Il y a quelque chose de profondément américain dans son art, mais pas dans le sens superficiel du terme. Son travail s’inscrit dans la grande tradition des autodidactes américains qui ont transformé leur expérience personnelle en art universel, comme le blues est né de la souffrance pour devenir une forme d’expression universelle. Comme les grands bluesmen, Rembert transforme son histoire personnelle en une oeuvre qui parle à tous.
Regardez ses scènes de vie quotidienne, comme “The Gammages (Patsy’s House)” (2005). La composition fourmille de détails : les draps qui sèchent sur la corde à linge, les enfants qui jouent, les adultes qui vaquent à leurs occupations. C’est du Bruegel américain, avec cette même attention aux détails de la vie ordinaire, cette même capacité à transformer le quotidien en épopée visuelle.
Dans “Michael Jordan Cemetery” (1998), il crée une oeuvre d’une complexité remarquable qui traite de la culture de consommation et de la violence qu’elle engendre dans les communautés noires. Les tombes portant les noms de jeunes gens tués pour leurs chaussures Nike côtoient l’image de Jordan lui-même, créant un commentaire social mordant sur les contradictions du succès noir dans l’Amérique contemporaine.
L’ironie suprême, c’est que cet artiste qui a passé tant d’années enchaîné a créé une oeuvre d’une liberté formelle extraordinaire. Ses compositions défient les conventions, créent leur propre espace, leur propre logique. Il utilise la perspective de manière intuitive, créant des espaces impossibles qui fonctionnent parfaitement sur le plan émotionnel, comme les espaces déformés dans les tableaux d’El Greco.

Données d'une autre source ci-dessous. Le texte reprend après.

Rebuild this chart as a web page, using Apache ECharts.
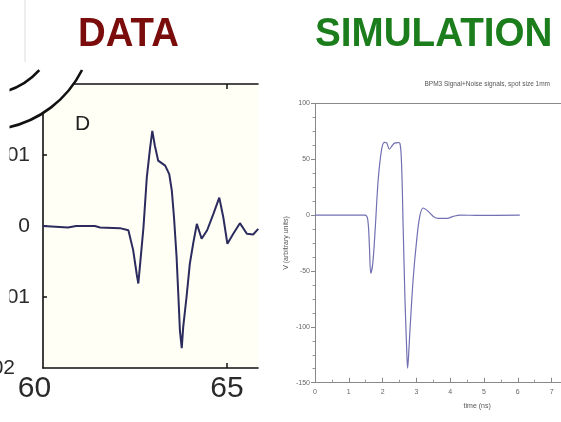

Son art nous rappelle que la beauté n’est pas un luxe, mais une forme de résistance. Dans les conditions les plus inhumaines, créer de la beauté devient un acte de défi, une affirmation de son humanité. Chaque oeuvre de Rembert est un testament à cette vérité : l’art ne nous sauve peut-être pas, mais il nous permet de transformer notre expérience, de lui donner un sens, de la partager.
La trajectoire de Rembert, du bagne aux plus grands musées américains, pourrait sembler être un conte de fées moderne. Mais ce serait une erreur de la voir ainsi. Son succès tardif ne rachète pas les injustices qu’il a subies, ne répare pas les traumatismes. Ce qu’il fait, c’est nous montrer comment l’art peut transformer, mais pas effacer, la souffrance en quelque chose qui enrichit notre compréhension collective de l’expérience humaine.
L’oeuvre de Winfred Rembert est un témoignage puissant de la capacité de l’art à transcender son contexte d’origine tout en restant profondément ancré dans celui-ci. C’est un art qui nous force à regarder l’histoire en face, mais qui nous montre aussi comment la beauté peut émerger des circonstances les plus sombres. Non pas comme une consolation facile, mais comme une transformation difficile et nécessaire de l’expérience en conscience.